▶ _TO DO_: Extract the lines that carry the string "diagram" from the listing.

Rows from a dataset of charts and code:

▶

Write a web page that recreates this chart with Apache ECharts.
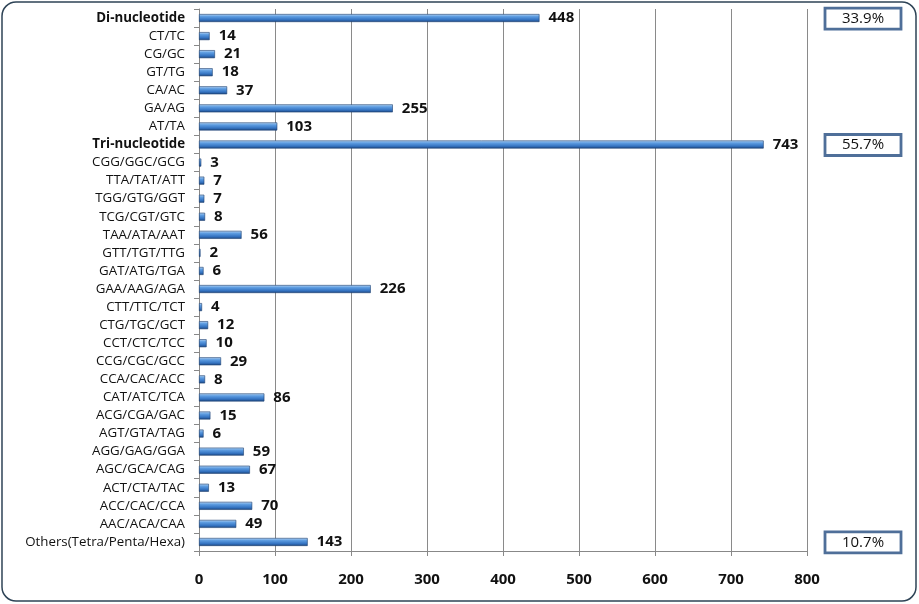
<!DOCTYPE html>
<html>
<head>
<meta charset="utf-8">
<script src="https://cdn.jsdelivr.net/npm/echarts@6/dist/echarts.min.js"></script>
<style>
html,body{margin:0;padding:0;background:#fff;}
#c{width:919px;height:604px;}
</style>
</head>
<body>
<div id="c"></div>
<script>
// Data (top to bottom as displayed)
const categories = [
  'Di-nucleotide','CT/TC','CG/GC','GT/TG','CA/AC','GA/AG','AT/TA',
  'Tri-nucleotide','CGG/GGC/GCG','TTA/TAT/ATT','TGG/GTG/GGT','TCG/CGT/GTC',
  'TAA/ATA/AAT','GTT/TGT/TTG','GAT/ATG/TGA','GAA/AAG/AGA','CTT/TTC/TCT',
  'CTG/TGC/GCT','CCT/CTC/TCC','CCG/CGC/GCC','CCA/CAC/ACC','CAT/ATC/TCA',
  'ACG/CGA/GAC','AGT/GTA/TAG','AGG/GAG/GGA','AGC/GCA/CAG','ACT/CTA/TAC',
  'ACC/CAC/CCA','AAC/ACA/CAA','Others(Tetra/Penta/Hexa)'
];
const values = [
  448,14,21,18,37,255,103,
  743,3,7,7,8,
  56,2,6,226,4,
  12,10,29,8,86,
  15,6,59,67,13,
  70,49,143
];
const xTicks = [0,100,200,300,400,500,600,700,800];
const groupCategories = ['Di-nucleotide','Tri-nucleotide','Others(Tetra/Penta/Hexa)'];
const groupPercents = ['33.9%','55.7%','10.7%'];
const boldCategories = ['Di-nucleotide','Tri-nucleotide'];

// ECharts category axis goes bottom->top, so reverse for display order
const cats = categories.slice().reverse();
const vals = values.slice().reverse();

const chart = echarts.init(document.getElementById('c'));
const barColor = new echarts.graphic.LinearGradient(0,0,0,1,[
  {offset:0,color:'#bcd8f5'},
  {offset:0.3,color:'#5f9ee2'},
  {offset:0.7,color:'#3574c2'},
  {offset:1,color:'#1c4680'}
]);
const font = '"Open Sans", "Noto Sans", Arial, sans-serif';
chart.setOption({
  animation:false,
  backgroundColor:'#fff',
  grid:{left:199,right:112,top:9,bottom:53,containLabel:false},
  xAxis:{
    type:'value',min:xTicks[0],max:xTicks[xTicks.length-1],interval:100,
    axisLine:{show:true,lineStyle:{color:'#888',width:1}},
    axisTick:{show:true,length:5,lineStyle:{color:'#888'}},
    splitLine:{show:true,lineStyle:{color:'#8a8a8a',width:1}},
    axisLabel:{color:'#111',fontSize:15,fontWeight:'bold',fontFamily:font,margin:21}
  },
  yAxis:{
    type:'category',data:cats,
    axisLine:{show:true,lineStyle:{color:'#888'}},
    axisTick:{show:true,length:5,lineStyle:{color:'#888'}},
    axisLabel:{
      color:'#111',fontSize:13.3,fontFamily:font,margin:14,
      formatter:function(v){return boldCategories.indexOf(v)>=0?'{b|'+v+'}':v;},
      rich:{b:{fontWeight:'bold',fontSize:13.3,fontFamily:font,color:'#111'}}
    }
  },
  series:[{
    type:'bar',data:vals,barWidth:8,
    itemStyle:{color:barColor,borderColor:'#1d3f70',borderWidth:0.6},
    label:{show:true,position:'right',distance:9,color:'#111',fontSize:15,fontWeight:'bold',fontFamily:font}
  }]
});

// Percentage boxes aligned with their group rows, plus outer rounded border
const gfx = [{
  type:'rect',shape:{x:2,y:2,width:914,height:599,r:14},
  style:{fill:'none',stroke:'#2e4356',lineWidth:1.5},silent:true
}];
groupCategories.forEach(function(c,i){
  const y = chart.convertToPixel({yAxisIndex:0}, c);
  gfx.push({
    type:'rect',shape:{x:825,y:y-10,width:76,height:21},
    style:{fill:'#fff',stroke:'#4f6f99',lineWidth:2.8}
  });
  gfx.push({
    type:'text',x:863,y:y+0.5,
    style:{text:groupPercents[i],fill:'#111',font:'500 15px '+font,align:'center',verticalAlign:'middle'}
  });
});
chart.setOption({graphic:gfx});
</script>
</body>
</html>
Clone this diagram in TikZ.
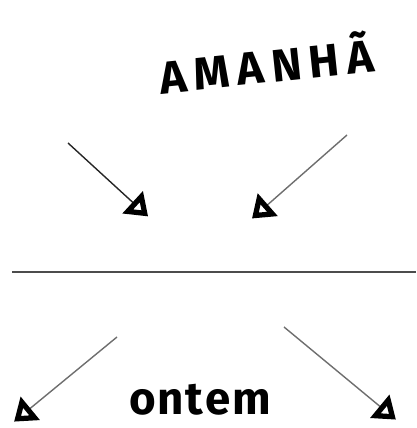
\documentclass[tikz,border=0pt]{standalone}
\usepackage{fontspec}
\setsansfont{Fira Sans}
\usepackage{xcolor}
\usepackage{tikz}
\usetikzlibrary{arrows.meta,positioning}
\definecolor{inkgray}{RGB}{110,110,110}

\begin{document}
\begin{tikzpicture}[
      x=0.02cm, y=-0.02cm,
      word/.style={font=\sffamily\bfseries\fontsize{26}{30}\selectfont, inner sep=0pt},
      arr/.style={draw=inkgray, line width=0.8pt,
        -{Triangle[open, length=0.42cm, width=0.58cm, line width=3pt, color=black, sep=3pt]}}
    ]
      \useasboundingbox (0,0) rectangle (416,428);
      % words
      \node[word, rotate=6] (amanha) at (266,62) {A\,M\,A\,N\,H\,Ã};
      \node[word] (ontem) at (200,400) {o\kern1pt n\kern1pt t\kern1pt e\kern1pt m};
      % arrow ends
      \coordinate (tlA) at (68,143);  \coordinate (tlB) at (152,220);
      \coordinate (trA) at (347,135); \coordinate (trB) at (248,222);
      \coordinate (blA) at (117,337); \coordinate (blB) at (10,425);
      \coordinate (brA) at (284,327); \coordinate (brB) at (400,423);
      \coordinate (lineL) at (12,272); \coordinate (lineR) at (416,272);
      % arrows towards and away from the line
      \draw[arr, draw=black!85] (tlA) -- (tlB);
      \draw[arr] (trA) -- (trB);
      \draw[arr] (blA) -- (blB);
      \draw[arr] (brA) -- (brB);
      \draw[black!70, line width=1.2pt] (lineL) -- (lineR);
    \end{tikzpicture}
\end{document}
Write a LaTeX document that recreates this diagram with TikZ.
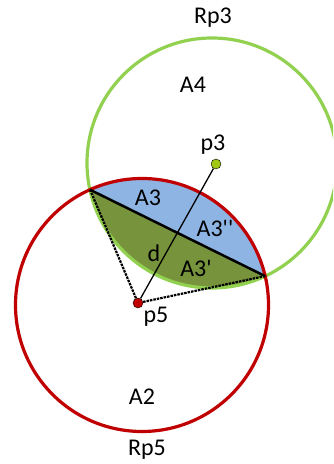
\documentclass[tikz,border=0pt]{standalone}
\usepackage{fontspec}
\newfontfamily\lblfont{Carlito}
\usepackage{xcolor}
\definecolor{rgreen}{RGB}{146,208,80}
\definecolor{rred}{RGB}{192,0,0}
\definecolor{rblue}{RGB}{142,180,227}
\definecolor{rolive}{RGB}{119,147,60}
\definecolor{rlime}{RGB}{160,200,20}
\usepackage{tikz}
\tikzset{
  lbl/.style={font=\lblfont\fontsize{24}{26}\selectfont,inner sep=0pt},
  ctr/.style={circle,draw=black,thin,minimum size=10pt,inner sep=0pt},
  rayline/.style={line width=2.2pt,dash pattern=on 2.5pt off 1pt},
}

\begin{document}
\begin{tikzpicture}[x=1pt,y=1pt]
\useasboundingbox (0,0) rectangle (333,464);
\clip (0,0) rectangle (333,464);
% kreise: Rp5 (rot) und Rp3 (gruen)
\coordinate (c5) at (142,159);
\coordinate (c3) at (212,301);
\coordinate (sl) at (90,274.3);
\coordinate (sr) at (265.1,187.9);
% linse
\begin{scope}
\clip (c5) circle[radius=126.5];
\fill[rblue] (c3) circle[radius=125];
\clip (c3) circle[radius=125];
\fill[rolive] (sl) -- (sr) -- ([yshift=-150]sr) -- ([yshift=-150]sl) -- cycle;
\end{scope}
\draw[rgreen,line width=3.2pt] (c3) circle[radius=125];
\draw[rred,line width=3.2pt] (c5) circle[radius=126.5];
% mittelpunkte
\node[ctr,fill=rred] (p5) at (138,161) {};
\node[ctr,fill=rlime] (p3) at (216,300) {};
% sehne und strahlen
\draw[line width=2.5pt] (sl) -- (sr);
\draw[rayline] (p5) -- (sl);
\draw[rayline] (p5) -- (sr);
\draw[line width=1.3pt] (p5) -- (p3);
% beschriftung
\node[lbl] (lRp3) at (213,446) {Rp3};
\node[lbl] (lA4) at (193,379) {A4};
\node[lbl] (lp3) at (213,319) {p3};
\node[lbl] (lA3) at (148,266) {A3};
\node[lbl] (lA3b) at (215,236) {A3''};
\node[lbl] (ld) at (154,211) {d};
\node[lbl] (lA3a) at (196,196) {A3'};
\node[lbl] (lp5) at (156,147) {p5};
\node[lbl] (lA2) at (142,67) {A2};
\node[lbl] (lRp5) at (147,14) {Rp5};
\end{tikzpicture}
\end{document}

◀

▶ _WORKED ANSWER_:
Clone this diagram in TikZ.
Write a LaTeX document that recreates this diagram with TikZ.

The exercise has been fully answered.